Yuma police add patrols, urge safe rides home for Cinco de Mayo
YPD added Cinco de Mayo patrols across Yuma and warned that a BAC over 0.08% can trigger a DUI, with late-night drives and downtown stops under watch.

Cinco de Mayo celebrations across Yuma came with a clear warning from police: plan a safe ride home or risk ending the night with a DUI arrest, a traffic stop, or worse. Officers said extra patrols were in place as residents gathered at homes, restaurants and events around the city on May 5, when the holiday honoring the Battle of Puebla drew people out after dark.
Hayato Johnson said drivers who drink should not get behind the wheel and should instead use a designated driver or a rideshare service such as Uber or Lyft. He also urged sober drivers to stay alert for erratic vehicles, because one bad decision on the road can quickly create a dangerous scene for everyone nearby. In Arizona, drivers 21 and older can face a DUI charge if their blood alcohol concentration is above 0.08%, while commercial drivers face lower limits and drivers under 21 are held to zero tolerance.

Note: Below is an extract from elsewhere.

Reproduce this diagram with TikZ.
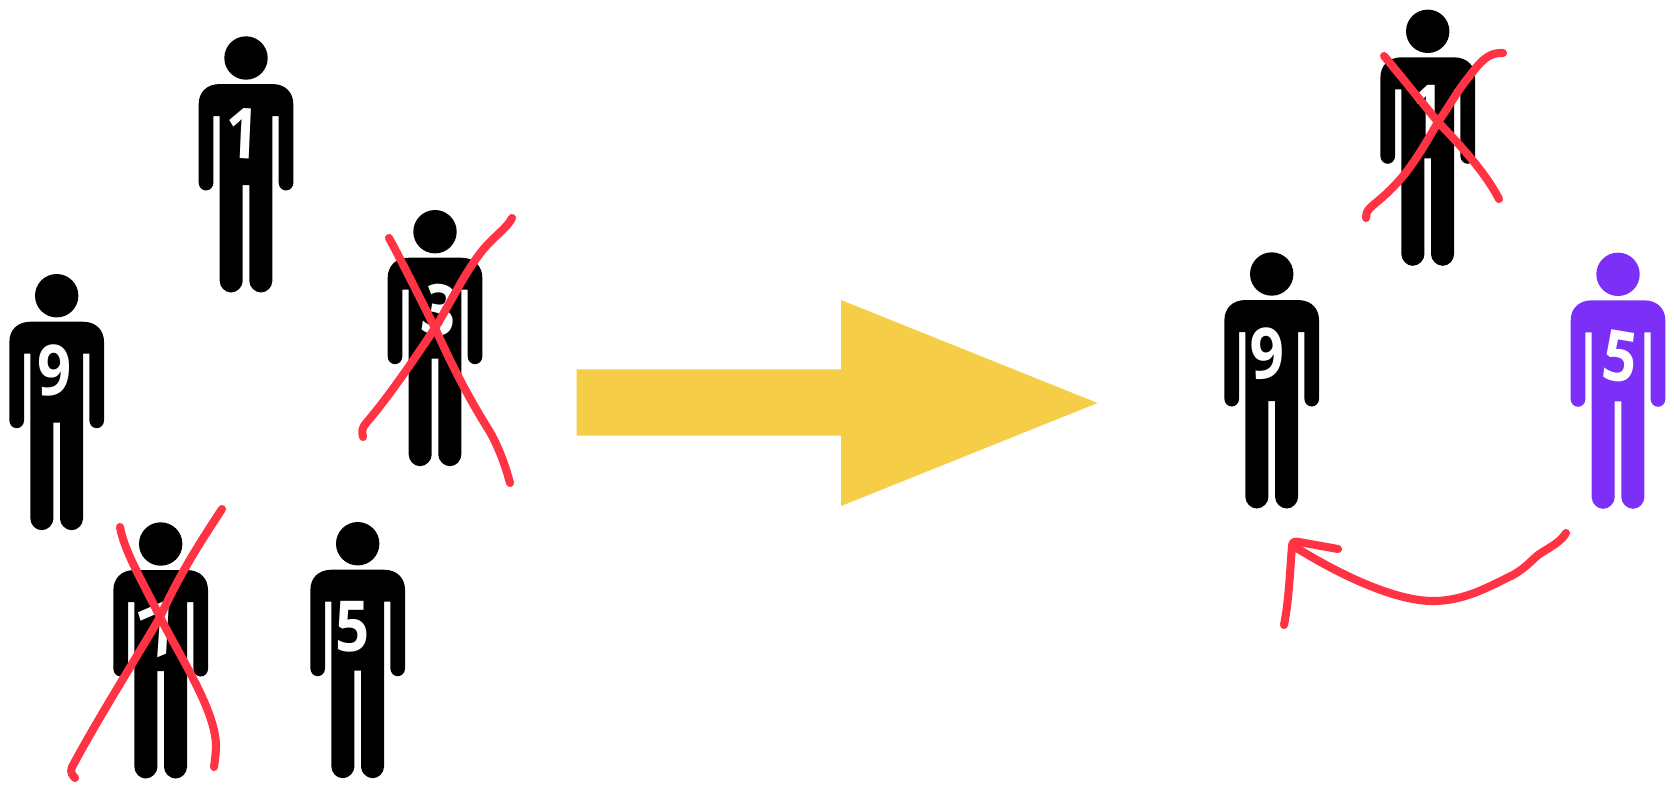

The added patrols fit a pattern Yuma has seen before. Police carried out a Cinco de Mayo impaired-driving detail from Friday, May 3, through Sunday, May 5, in 2024, and a similar detail in 2023. A downtown Cinco de Mayo pub crawl in 2024, which began at Prison Hill Brewing Company and ended at Jimmy Dee’s with stops along Main Street, showed why enforcement often tightens around the holiday, especially where people move between parties, bars and late-night events.
The public-safety message also carries broader weight beyond one night in Yuma. The National Highway Traffic Safety Administration says about 32 people die every day in drunk-driving crashes in the United States, and it reported 11,904 alcohol-impaired-driving deaths in 2024. Those numbers underscore the stakes for families heading home after celebrations in Yuma County, where a short trip can turn into an arrest, a crash or a life-changing injury in seconds.

The holiday itself traces back to Mexico’s victory over French forces at the Battle of Puebla on May 5, 1862, a date remembered widely in Mexican American communities. In Yuma, where Cinco de Mayo brings celebrations both indoors and out in the community, police said the goal is to keep the night festive without adding another preventable emergency call. Thomas Garrity, selected as Yuma’s police chief in December 2022 after more than 32 years in law enforcement and public safety, has overseen that kind of visible enforcement approach as part of the department’s broader traffic and community-safety push.